Vefâtının sene-i devriyesi olan 17 Aralık tarihi vesilesiyle Mevlânâ Celâleddîn-i Rûmî (Kuddise Sirruhû) Hazretleri’ni hatırlıyor, hayırla ve minnetle yâd ediyoruz. Site içeriğimizde Mevlânâ Celâleddîn-i Rûmî (Kuddise Sirruhû) Hazretleri’yle ilgili daha evvel yayınlanmış olan yazılarımıza erişim sağlamak için tıklayınız…
Kendisinin de muhtelif eserlerinde kaydettiği şekliyle tam adı, Muhammed ibni Muhammed ibni Muhammed ibni Hüseyin el-Belhî’dir. 30 Eylül 1207’de Belh bölgesinde, Sultânü’l-Ulemâ Muhammed Bahâeddîn Veled Hazretlerinin ve Belh Emîri Rükneddin’in kızı Mü’mine hatunun oğlu olarak dünyaya gelmiştir.
Mevlânâ Celâleddîn-i Rûmî (Kuddise Sirruhû) Hazretleri, nesiller boyu ilimle hemhâl olmuş bir aileden gelmesi hasebiyle, küçük yaşlarından itibaren oldukça iyi bir eğitim aldı. Babasının vefâtına kadar ondan istifade etti, Hac kafilesinin seyahati esnasında Nîşâbur’da, büyük sûfî Feridüddîn-i Attâr (Kuddise Sirruhû) Hazretlerini ziyaretle müşerref oldu. Nakledilmiş olan tarihî bilgilere göre Feridüddîn-i Attâr (Kuddise Sirruhû) Hazretleri bu görüşmede onun, büyük bir velî olacağını müjdeledi.
Belh Emîrinin ısrarlarına rağmen Sultânü’l-Ulemâ Muhammed Bahâeddîn Veled Hazretleri orada kalmayıp kabul etmedi ve Selçuklu Sultanı Alâeddin Keykubat’ın ısrarları sonucunda Konya’ya yerleşti. Burada vefât edince Selçuklu Sarayı’nın avlusuna defnedildi.
Babasının Vefâtının Ardından Hazreti Mevlânâ (Kuddise Sirruhû)
Mevlânâ Celâleddîn-i Rûmî (Kuddise Sirruhû) Hazretleri, babasının vefâtının ardından onun yerine geçti ve fetva, tedris ve vaaz faaliyetlerini yürüttü. Konya’ya gelen Seyyid Burhaneddin’e intisâb ederek dokuz sene boyunca onun mânevî himayesinde seyr-i sülûk etti. Halep’e ve devrin büyük medreselerinin bulunduğu şehirlere giderek zâhirî ilimlerdeki seviyesini yükseltti. Konya’ya dönüşünün ardından şeyhi, halvete girmesi gerektiğini söyleyince birkaç kez riyâzette kaldı.

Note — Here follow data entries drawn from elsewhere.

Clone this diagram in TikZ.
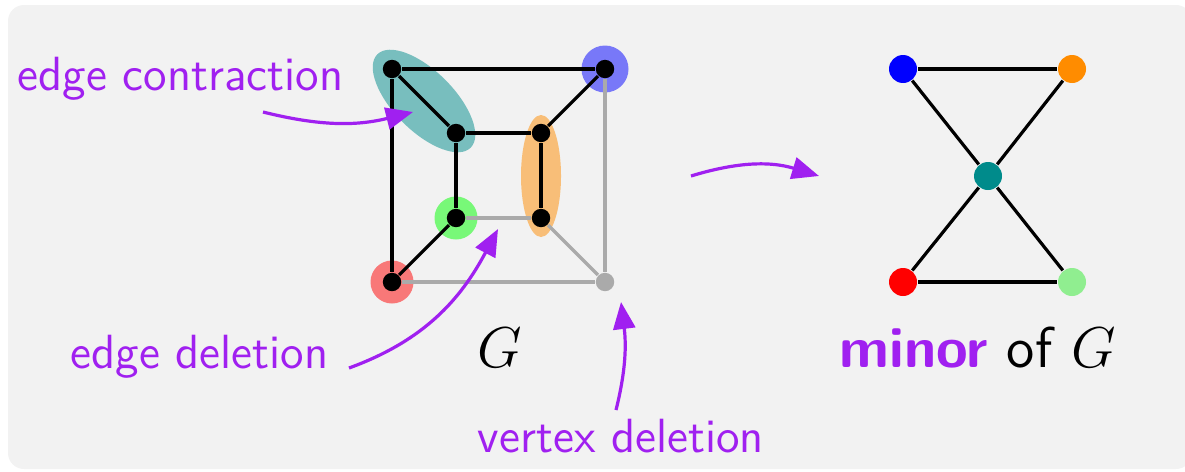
\documentclass[tikz,border=0pt]{standalone}
\usetikzlibrary{shapes.geometric,arrows.meta}
\definecolor{bggray}{HTML}{F2F2F2}
\definecolor{edgegray}{HTML}{AAAAAA}
\definecolor{lblpurple}{HTML}{A020F0}
\definecolor{dorange}{HTML}{FF8C00}
\definecolor{dteal}{HTML}{008B8B}
\definecolor{lgreen}{HTML}{90EE90}
\begin{document}
\begin{tikzpicture}[x=0.25pt,y=0.25pt,
  dot/.style={circle,fill=black,inner sep=0pt,minimum size=4.6pt},
  halo/.style={circle,inner sep=0pt,fill opacity=0.5},
  blob/.style={ellipse,inner sep=0pt,fill opacity=0.5},
  bk/.style={line width=0.8pt,black},
  gr/.style={line width=0.8pt,edgegray},
  mv/.style={circle,inner sep=0pt,minimum size=7pt},
  note/.style={text=lblpurple,font=\sffamily\fontsize{12}{14}\selectfont,anchor=base west,inner sep=0pt},
  big/.style={font=\sffamily\fontsize{14.4}{17}\selectfont,anchor=base west,inner sep=0pt},
  pointer/.style={lblpurple,line width=0.8pt,-{Triangle[length=6.75pt,width=5.5pt]}},
]
\useasboundingbox (0,0) rectangle (1185,-471);
\clip (0,0) rectangle (1185,-471);
\fill[bggray,rounded corners=4pt] (8,-5) rectangle (1192,-469);

% highlights
\node[halo,fill=blue,minimum size=11.75pt] (hB) at (605,-69) {};
\node[halo,fill=red,minimum size=10.75pt] (hH) at (392,-282) {};
\node[halo,fill=green,minimum size=10.75pt] (hE) at (456,-218) {};
\node[blob,fill=dteal,minimum width=33pt,minimum height=15pt,rotate=-45] (cAC) at (424,-101) {};
\node[blob,fill=dorange,minimum width=10pt,minimum height=30.5pt] (cDF) at (541,-176) {};

% graph G
\node[dot] (A) at (392,-69) {};
\node[dot] (B) at (605,-69) {};
\node[dot] (C) at (456,-133) {};
\node[dot] (D) at (541,-133) {};
\node[dot] (E) at (456,-218) {};
\node[dot] (F) at (541,-218) {};
\node[dot] (H) at (392,-282) {};
\node[dot,fill=edgegray] (I) at (605,-282) {};

\draw[gr] (B) -- (I);
\draw[gr] (E) -- (F);
\draw[gr] (F) -- (I);
\draw[gr] (H) -- (I);
\draw[bk] (A) -- (B);
\draw[bk] (A) -- (C);
\draw[bk] (A) -- (H);
\draw[bk] (B) -- (D);
\draw[bk] (C) -- (D);
\draw[bk] (C) -- (E);
\draw[bk] (D) -- (F);
\draw[bk] (E) -- (H);

% minor
\node[mv,fill=blue] (rb) at (903,-69) {};
\node[mv,fill=dorange] (ro) at (1072,-69) {};
\node[mv,fill=dteal] (rt) at (988,-176) {};
\node[mv,fill=red] (rr) at (903,-282) {};
\node[mv,fill=lgreen] (rg) at (1072,-282) {};
\draw[bk] (rb) -- (ro);
\draw[bk] (rb) -- (rt);
\draw[bk] (ro) -- (rt);
\draw[bk] (rt) -- (rr);
\draw[bk] (rt) -- (rg);
\draw[bk] (rr) -- (rg);

% labels
\node[note] (t1) at (17,-90) {edge contraction};
\node[note] (t2) at (70,-368) {edge deletion};
\node[note] (t3) at (477,-452) {vertex deletion};
\node[big] (gl) at (477,-367) {$G$};
\node[big] (ml) at (839,-367) {\textcolor{lblpurple}{\bfseries minor} of $G$};

% arrows
\coordinate (p1s) at (263,-112);
\coordinate (p1e) at (413,-112);
\coordinate (p2s) at (349,-368);
\coordinate (p2e) at (498,-229);
\coordinate (p3s) at (616,-410);
\coordinate (p3e) at (621,-302);
\coordinate (p4s) at (691,-176);
\coordinate (p4e) at (819,-176);
\draw[pointer] (p1s) to[out=-14,in=194] (p1e);
\draw[pointer] (p2s) to[out=20,in=242] (p2e);
\draw[pointer] (p3s) to[out=76,in=-83] (p3e);
\draw[pointer] (p4s) to[out=17,in=163] (p4e);
\end{tikzpicture}
\end{document}
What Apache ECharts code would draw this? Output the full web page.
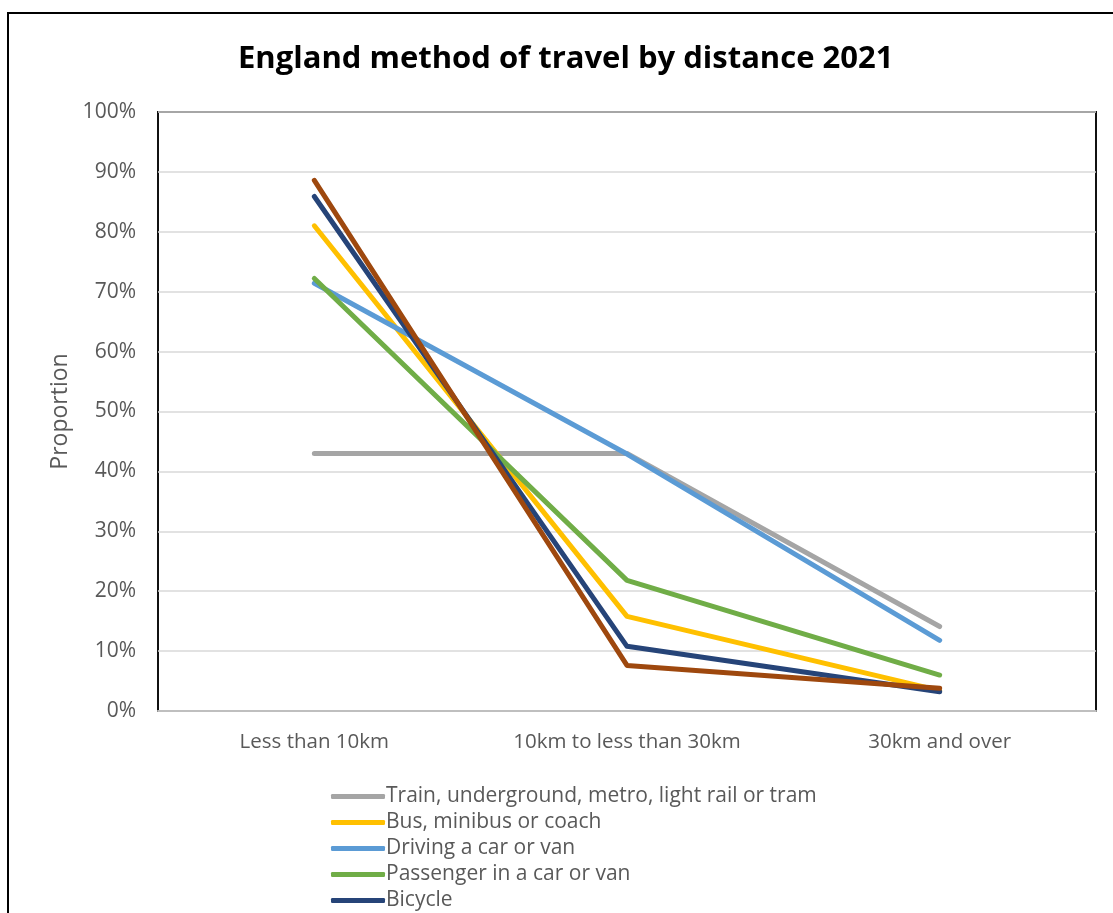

Mevlânâ Celâleddîn-i Rûmî Hazretleri ve Şems-i Tebrîzî (Kuddise Sirruhumâ)
Mevlânâ Celâleddîn-i Rûmî (Kuddise Sirruhû) Hazretleri, şeyhinin vefâtının ardından, Konya’ya gelen Şems-i Tebrîzî (Kuddise Sirruhû) ile buluştu ve ona intisâb etti. Şems-i Tebrîzî (Kuddise Sirruhû) Hazretleri’ne gösterdiği yoğun teveccühün talebeleri ve ahaliyi rahatsız etmesi, Şems-i Tebrîzî (Kuddise Sirruhû) Hazretleri’nin Konya’yı ansızın terk etmesine sebep oldu. Talebelerin ve ahalinin pişmanlığı üzerine Konya’ya geri döndü. Bunun birkaç kez tekrar ettiği anlatılır.
Şems-i Tebrîzî (Kuddise Sirruhû) Hazretleri’nin vefâtının ardından irşâd vazifesini ve ilmî hizmetlerini sürdüren Mevlânâ Celâleddîn-i Rûmî (Kuddise Sirruhû) Hazretleri, kendisinden asırlar sonra dahi elden düşmeyecek Mesnev-i Şerîf gibi kıymetli eserler kaleme aldı ve ardında halifeler, sayısız talebeler bırakarak 17 Aralık 1273 tarihinde vefât etti. Türbesi, Konya’da günümüzde Mevlânâ Müzesi olarak hizmet vermekte olan külliyenin içinde bulunmaktadır. Mevlâ Te’âlâ sırlarını âlî eylesin.